Chronic Pain – Why Be Optimistic?

The management of chronic pain is one of the most widespread and difficult challenges facing health care professionals. Most sufferers believe there is a physical cause for their problem even though sometimes the cause isn’t found. They tend to regard any psychological or spiritual approach with scepticism. Actually, it is probably true that such practices cannot get rid of pain.

However there is evidence that some non-physical interventions can lower the subjective distress associated with the hurting body. When medicine or surgery fail, what then can alleviate the suffering? Why should we believe that psychological or spiritual procedures might help with chronic pain?

Distraction from chronic pain

The potential value of distraction from pain is not difficult to accept. This may be part of the reason why relaxation training has been widely used. The relaxation procedure may distract attention away from very unpleasant sensations as well as induce less tension in the body. One theory is that, where possible, once the sufferer is engaged in normal daily activities, attention to the pain sensations will be reduced and hence pain intensity will diminish.

Two arrows of chronic pain

Distraction however can be taken too far. This is so according to another helpful approach, that of mindfulness. The Buddha said that suffering is part of life. It is inevitable because we are living in a physical world in a body prone to death and disease. However, when someone has pain they can get upset, they worry and feel distraught. They resent the physical pain and constantly want to get away from it. They thus have a mental pain in addition to the physical one. It’s as if they are hurt by an arrow and then immediately afterwards by a second arrow and they experience the pain of two arrows. Craving for relief and distraction from the pain starts to fill their mind. So they do unnecessary shopping or house cleaning, restlessly surf the internet, or make endless cups of tea. But as has been pointed out:

Continually trying to block out pain can be kept up for a while but it is very tiring and eventually you feel exhausted. Now you swing to the other extreme and collapse feeling overwhelmed. As the pain dominates your experience you’ll probably lose perspective and forget there’s anything in life apart from pain.
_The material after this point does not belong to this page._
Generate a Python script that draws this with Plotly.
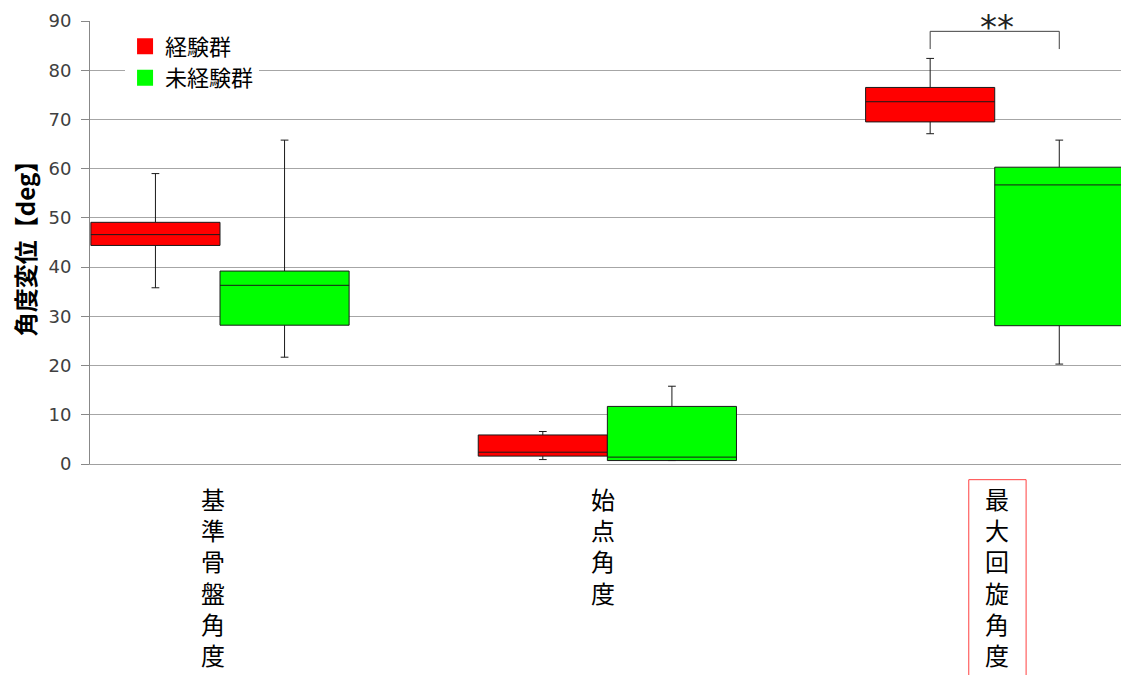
import plotly.graph_objects as go

# Categories and groups
categories = ["基準骨盤角度", "始点角度", "最大回旋角度"]
series_names = ["経験群", "未経験群"]
series_colors = ["#FF0000", "#00FF00"]

# Box statistics per category (deg): experienced group
exp_low = [35.8, 0.9, 67.1]
exp_q1 = [44.4, 1.6, 69.5]
exp_median = [46.6, 2.4, 73.6]
exp_q3 = [49.1, 5.9, 76.5]
exp_high = [59.0, 6.6, 82.4]

# Box statistics per category (deg): inexperienced group
nov_low = [21.7, 0.7, 20.3]
nov_q1 = [28.2, 0.7, 28.1]
nov_median = [36.3, 1.4, 56.7]
nov_q3 = [39.2, 11.7, 60.3]
nov_high = [65.8, 15.8, 65.8]

y_ticks = list(range(0, 91, 10))

# significance marker between the two groups of the last category
sig_category = 2
sig_text = "**"
sig_bracket = (84.3, 87.9)

BOX_W = 1 / 3
offsets = [-BOX_W / 2, BOX_W / 2]
stats = [
    (exp_low, exp_q1, exp_median, exp_q3, exp_high),
    (nov_low, nov_q1, nov_median, nov_q3, nov_high),
]

CJK = "Noto Sans CJK JP"
fig = go.Figure()

for name, color, off, (lo, q1, md, q3, hi) in zip(series_names, series_colors, offsets, stats):
    fig.add_trace(go.Box(
        x=[i + off for i in range(len(categories))],
        lowerfence=lo, q1=q1, median=md, q3=q3, upperfence=hi,
        width=BOX_W,
        boxpoints=False,
        fillcolor=color,
        line=dict(color="#1a1a1a", width=1),
        whiskerwidth=0.06,
        name=name,
        showlegend=False,
        hoverinfo="skip",
    ))
    # legend entry as a solid square
    fig.add_trace(go.Scatter(
        x=[None], y=[None], mode="markers", name=name,
        marker=dict(symbol="square", size=16, color=color),
    ))

# significance bracket
x0 = sig_category + offsets[0]
x1 = sig_category + offsets[1]
fig.add_shape(
    type="path",
    path=f"M {x0},{sig_bracket[0]} L {x0},{sig_bracket[1]} L {x1},{sig_bracket[1]} L {x1},{sig_bracket[0]}",
    xref="x", yref="y", line=dict(color="#404040", width=1),
)
fig.add_annotation(
    x=sig_category, y=sig_bracket[1], xref="x", yref="y", text=sig_text,
    showarrow=False, yanchor="bottom", yshift=-18, xshift=2,
    font=dict(family="DejaVu Sans", size=34, color="#222222"),
)

# vertical category labels under the axis
label_shift = [-7, -4, 2]
for i, cat in enumerate(categories):
    fig.add_annotation(
        x=i, y=-0.033, xref="x", yref="paper", xshift=label_shift[i],
        text="<br>".join(cat), showarrow=False, yanchor="top", align="center",
        font=dict(family=CJK, size=24, color="#000000"),
    )

# red frame around the highlighted category label
fig.add_shape(
    type="rect", xref="x", yref="paper",
    x0=sig_category - 0.067, x1=sig_category + 0.081, y0=-0.0354, y1=-0.6,
    line=dict(color="#FF4040", width=1),
)

fig.update_layout(
    width=1121, height=675,
    margin=dict(l=90, r=0, t=21, b=211),
    paper_bgcolor="white", plot_bgcolor="white",
    boxmode="overlay",
    legend=dict(
        x=0.034, y=0.99, xanchor="left", yanchor="top",
        bgcolor="white", borderwidth=0,
        font=dict(family=CJK, size=22, color="#000000"),
    ),
    xaxis=dict(
        range=[-0.3356, 2.326], showgrid=False, zeroline=False,
        showticklabels=False, ticks="",
        showline=True, linecolor="#A0A0A0", linewidth=1,
    ),
    yaxis=dict(
        range=[0, 90], tickvals=y_ticks,
        showgrid=True, gridcolor="#A6A6A6", gridwidth=1,
        zeroline=False,
        showline=True, linecolor="#888888", linewidth=1,
        ticks="outside", ticklen=8, tickcolor="#888888",
        ticklabelstandoff=6,
        tickfont=dict(family="DejaVu Sans", size=18, color="#404040"),
        title=dict(text="<b>角度変位【deg】</b>", standoff=6,
                   font=dict(family=CJK, size=24, color="#000000")),
    ),
)

fig.write_html("out.html")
(Vidyamala Burch, author of “Living Well with Pain and Illness”)

Mindfulness training for chronic pain

Jon Kabat-Zinn developed an 8 week outpatient programme, later known as Mindfulness Based Stress Reduction (MBSR), in particular to help people with persistent pain. Not to eliminate pain but to learn a new way of relating to pain. To reduce the considerable degree of stress with which most people usually respond to pain.

Mindfulness is all about being more aware of the present moment with considerate attention. Teachers encourage us to adopt an attitude of loving kindness and acceptance to our own experience without self-judgment. They say this requires a mental discipline which takes quite a bit of practice to achieve.

A problem for chronic pain sufferers is the second arrow, the extra hurt inflicted by the usual negative attitude to pain. The mind is normally active with all sorts of mind chatter, automatic thoughts, feelings, and images. In response to pain, it is beset with angry ideas, escapist fantasies, and restless and frustrating thoughts. The mind it seems has a mind of its own!

With all this going on its hard to stay with the painful sensations, accepting them, letting them be, exploring them without resistance, seeing them for what they are rather than what one is imagining them to be.

Christian perspective on chronic pain

From their spirituality practices, Christians know about something similar to mindfulness. This they variously call ‘silent prayer’, ‘contemplative prayer’, or the desert tradition. In this one is fully present to deeper intuitions, spiritual perceptions, and consciousness of compassion.

Tim Stead, Christian minister and mindfulness teacher, believes that mindfulness makes space for the God of compassion to come to us without our being caught up in the thoughts about, and emotions resulting, from our pain. In line with the Gospel story about the boat and fearful disciples, peace in the middle of the horror of the storm is something one can experience in Christ.

He has pointed out that this means letting go of natural feelings of worry, anger, fear, or resentment, that often accompany pain. Trusting in the divine healing power that is beyond our own ability to reduce pain. Remembering that the historical Jesus Christ – said to be the embodiment of the origin of transcendent compassion – also has been through severe pain, when he experienced the agony of the cross.

Vidyamala Burch says that the Christian serenity prayer well expresses the attitude of acceptance:

  • Lord, give me the serenity to accept the things I cannot change (the first arrow);
  • The courage to change the things I can (the second arrow)
  • And the wisdom to know the difference (mindfulness is the tool that can help do this).